Kenya has assigned the Kenya Electricity Generating Company (KenGen) to operate the country’s first nuclear power plant, accelerating an ambitious plan to add up to 10 gigawatts of electricity and diversify the national grid beyond hydropower and geothermal sources.
- •The decision gives the state-owned power generator control over a programme expected to start with a 2-gigawatt facility and scale to as much as 6GW as the country moves to establish nuclear power as a core element of its long-term energy mix.
- •The move is anchored in a new partnership between KenGen and the Nuclear Power and Energy Agency (NuPEA), formalised through a memorandum of understanding that creates a joint working group to guide the country from early-stage planning into technical preparation and public-readiness efforts.
- •The country's pathway to nuclear power has not been smooth as planners moved the proposed site from the Indian Ocean coast to the shores of Lake Victoria, following months of technical reviews and growing unease among environmental groups over building such a facility near fragile marine ecosystems.
“This marks the beginning of Kenya’s nuclear-power era. This MoU will deepen public awareness, strengthen stakeholder engagement, enhance institutional capabilities, and prepare the ground for a reliable low-carbon baseload option,” said Energy Cabinet Secretary Opiyo Wandayi.
KenGen is expected to bring decades of experience in siting and delivering large infrastructure projects as the government begins early land-related assessments for the first nuclear power plant.

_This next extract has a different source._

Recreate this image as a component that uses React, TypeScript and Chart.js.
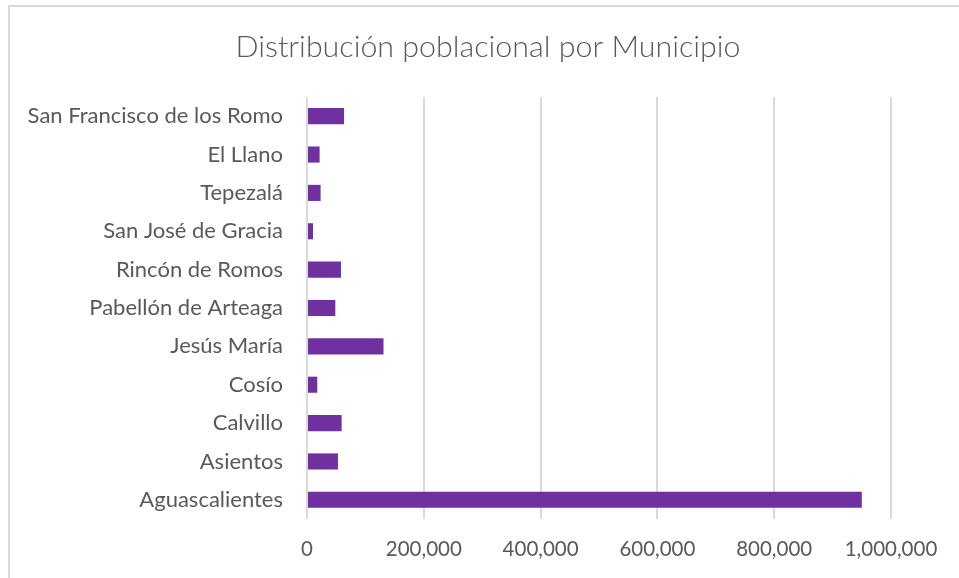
import React, { useEffect, useRef } from "react";
import { Chart, registerables } from "chart.js";

Chart.register(...registerables);

const municipios = [
  "Aguascalientes",
  "Asientos",
  "Calvillo",
  "Cosío",
  "Jesús María",
  "Pabellón de Arteaga",
  "Rincón de Romos",
  "San José de Gracia",
  "Tepezalá",
  "El Llano",
  "San Francisco de los Romo",
];

const poblacion = [950000, 53000, 59300, 17600, 131000, 48500, 58200, 10300, 23300, 21600, 63400];

const xTicks = [0, 200000, 400000, 600000, 800000, 1000000];

const TITLE = "Distribución poblacional por Municipio";
const FONT = "Lato, 'Open Sans', sans-serif";
const TEXT = "#595959";

export default function App() {
  const ref = useRef<HTMLCanvasElement | null>(null);

  useEffect(() => {
    if (!ref.current) return;
    const chart = new Chart(ref.current, {
      type: "bar",
      data: {
        labels: municipios,
        datasets: [
          {
            data: poblacion,
            backgroundColor: "#7030A0",
            borderWidth: 0,
            barPercentage: 0.42,
            categoryPercentage: 1,
          },
        ],
      },
      options: {
        indexAxis: "y",
        responsive: false,
        animation: false,
        layout: { padding: { left: 17, right: 0, top: 0, bottom: 0 } },
        plugins: {
          legend: { display: false },
          tooltip: { enabled: false },
          title: {
            display: true,
            text: TITLE,
            color: TEXT,
            font: { family: FONT, size: 30.4, weight: 300 as any },
            padding: { top: 28.8, bottom: 31.7 },
          },
        },
        scales: {
          x: {
            min: 0,
            max: 1000000,
            afterBuildTicks: (s: any) => {
              s.ticks = xTicks.map((v) => ({ value: v }));
            },
            afterFit: (s: any) => {
              s.height = 59;
              s.paddingRight = 68;
            },
            grid: { color: "#d9d9d9", lineWidth: 2, drawTicks: false },
            border: { display: false },
            ticks: {
              color: TEXT,
              font: { family: FONT, size: 20.5 },
              padding: 18,
              maxRotation: 0,
              callback: (v: any) => Number(v).toLocaleString("en-US"),
            },
          },
          y: {
            reverse: true,
            afterFit: (s: any) => {
              s.width = 290;
            },
            grid: { display: false, drawTicks: false },
            border: { display: false },
            ticks: {
              color: TEXT,
              font: { family: FONT, size: 22 },
              padding: 24,
              autoSkip: false,
            },
          },
        },
      },
    });
    return () => chart.destroy();
  }, []);

  return (
    <div style={{ position: "absolute", left: 0, top: 0, width: 959, height: 578, overflow: "hidden", background: "#fff" }}>
      <div
        style={{
          position: "absolute",
          left: 8,
          top: 5,
          width: 1000,
          height: 700,
          borderLeft: "2px solid #d9d9d9",
          borderTop: "2px solid #d9d9d9",
        }}
      />
      <canvas ref={ref} width={959} height={578} style={{ position: "absolute", left: 0, top: 0 }} />
    </div>
  );
}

Officials involved in the process say all siting and preparatory work will follow strict participation rules, including continuous disclosure and inclusive decision-making; an area that has drawn public scrutiny in past energy projects.
“Today’s agreement marks a bold step forward for Kenya’s energy security. Our mandate is to ensure Kenyans have factual, accessible, and timely information as we evaluate this globally proven and highly regulated technology,” said KenGen MD and CEO, Eng. Peter Njenga.
The focus on nuclear power also comes as the country grapples with a tightening electricity balance, where evening demand routinely pushes the grid to its limits. During a recent address abroad, President William Ruto acknowledged that operators are being forced into selective evening power cuts to keep the network stable.
Recent consumption data shows peak demand climbing past 2,300 megawatts, the highest in half a decade, leaving the system with virtually no reserve margin and heightening the risk of controlled interruptions during the busiest hours.
Continentally, nuclear ambitions are gathering pace: South Africa runs the continent’s lone commercial plant, Egypt is building a 4.8 GW facility, and Ghana, Uganda, Morocco, and Nigeria are actively planning or exploring reactors that are set to power their grids in the next decade.